After a while, a few of us went for a walk around the neighborhood to see what else was going on. It was amazing to see the effort that people had made to mark the event. Like the couple who were projecting a movie on to the outside of their house, and welcomed people to sit on the lawn and watch it. Or the family who turned their entire home into a haunted house, where you could venture from room to room and discover what lay waiting for you.

As I continued to walk around the neighborhood, I kept asking myself “why the bloody hell are people doing this?”. But then I began to notice how much they seemed to enjoy opening their homes to the community, and greeting complete strangers like long-lost friends. In the UK, that only happens at Christmas or during the World Cup. And in both instances, the sentiment fades pretty quickly. It was great to take part in something the community had created out of nothing.

But in amongst all this feel-good, touchy-feely, neighbourhood love-in, there was a steaming heap of disappointment that I couldn’t escape. Despite hearing the words “Trick or Treat” all night, nobody – not one damn soul – actually did a trick. They didn’t even come prepared with a trick. No eggs thrown at houses, no toilet paper on trees, no silly string in people’s faces… nothing.

I wonder if it’s a generational thing?
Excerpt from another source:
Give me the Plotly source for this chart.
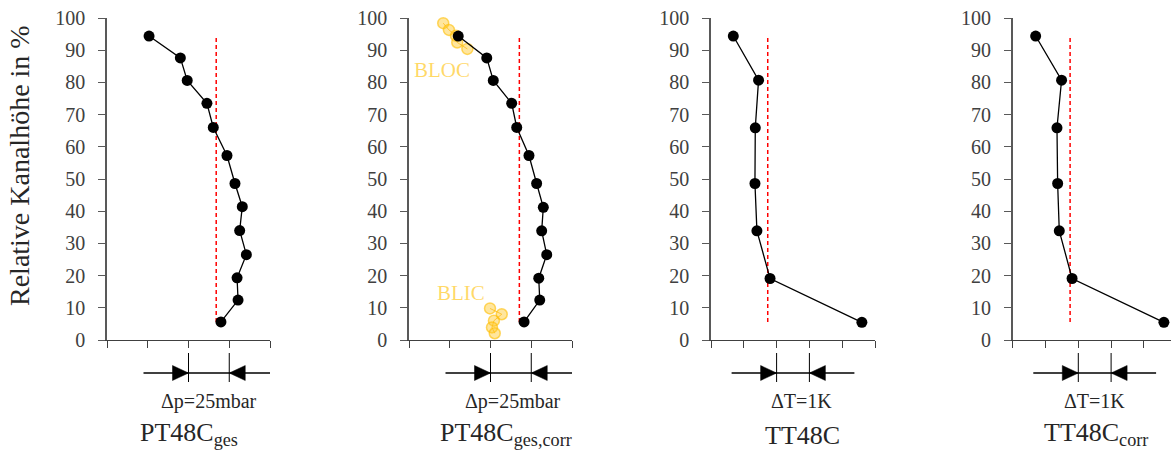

When I was a kid, the trick element was the best bit. My cousin used to throw water from an upstairs window when trick or treaters visited their house. I was tempted to suggest it to the group. But this was all a very tame affair, and I wasn’t ready to be the British lout who ruined Hallowe’en, just yet.

Maybe next year, that will be what I go as.

By the way, here was my half-arsed approach to Hallowe’en. I called myself, “Sunburn Boy”. 7/10 for originality, 0/10 effort.